Deru Anding
London, UK










Deru Anding was born and raised amongst the Bidayuh tribe in the Sarawak region of Borneo. He moved to London in 1998, where he has since lived and worked as an Architect and Artist.

In large-scale drawings, Deru illustrates his memories of growing up within the jungle, much of which has since been destroyed by logging and palm oil plantations. He hopes through his art to share and preserve the lifestyle of his people, whilst encouraging the conservation work so desperately needed in Borneo and beyond.

Deru Anding was born in 1977 in Skibang Village, located in the Jagoi region of Sarawak, Borneo. A self taught and highly talented artist, he draws from memory images of his time growing up as one of the Bidayuh people.

The name Bidayuh literally means ‘inhabitants of land’. The semi-nomadic tribe has a population of 200,000, but are now settled in villages or cities following the destruction of their land. Over the past decade, 75% of their forest has been lost to palm oil plantations, logging and other developments.

Deru’s large scale, detailed pen work tells a story of life lost, his memories of growing up in a semi-nomadic community. He passionately wants conservation to stop the further destruction of his homeland and help to re-balance the relationship between humans and nature.

Deru works as an Architect in London, and has lived in the city since 1998.



Deru on Human Nature

Having been raised in a small village surrounded by jungle back in Borneo, I was taught by my parents that the jungle is not a static, but living entity. It is a dwelling place for both visible, living organisms, as well as many occupants that do not meet the eye. I believe the jungle has a spirit and is sacred. 

Since the beginning of the 1990s, developments by those who make claim to be ‘progressive nations’ have rapidly encroached upon our precious environment. Clearing the way for palm plantations, logging and other constructions, we lost what was once our home.
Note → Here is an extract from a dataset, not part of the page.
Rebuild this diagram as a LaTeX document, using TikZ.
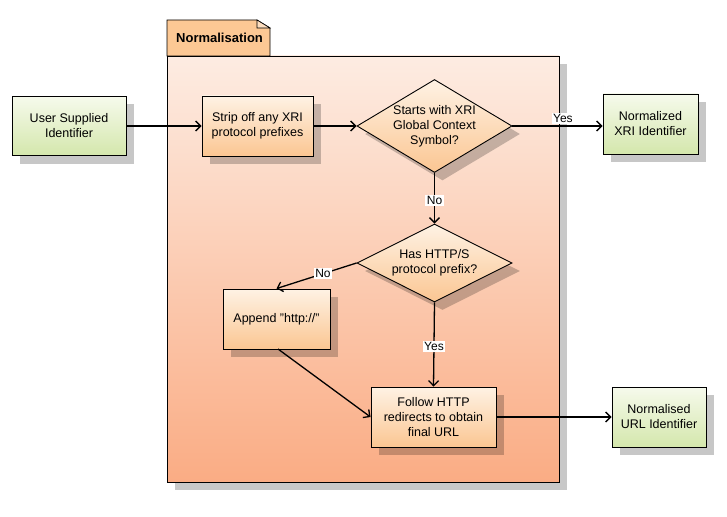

Before our jungle is completely decimated and forgotten, I feel obliged to share the way we lived with present and future generations. Being invited to join Human Nature is a great opportunity for me to fulfil my mission. I believe in their vision of using art to convey to the public messages about the environmental issues we face today.  I hope that with their support, my plea will be heard for greater conservation of the jungle, both in Borneo and across the world.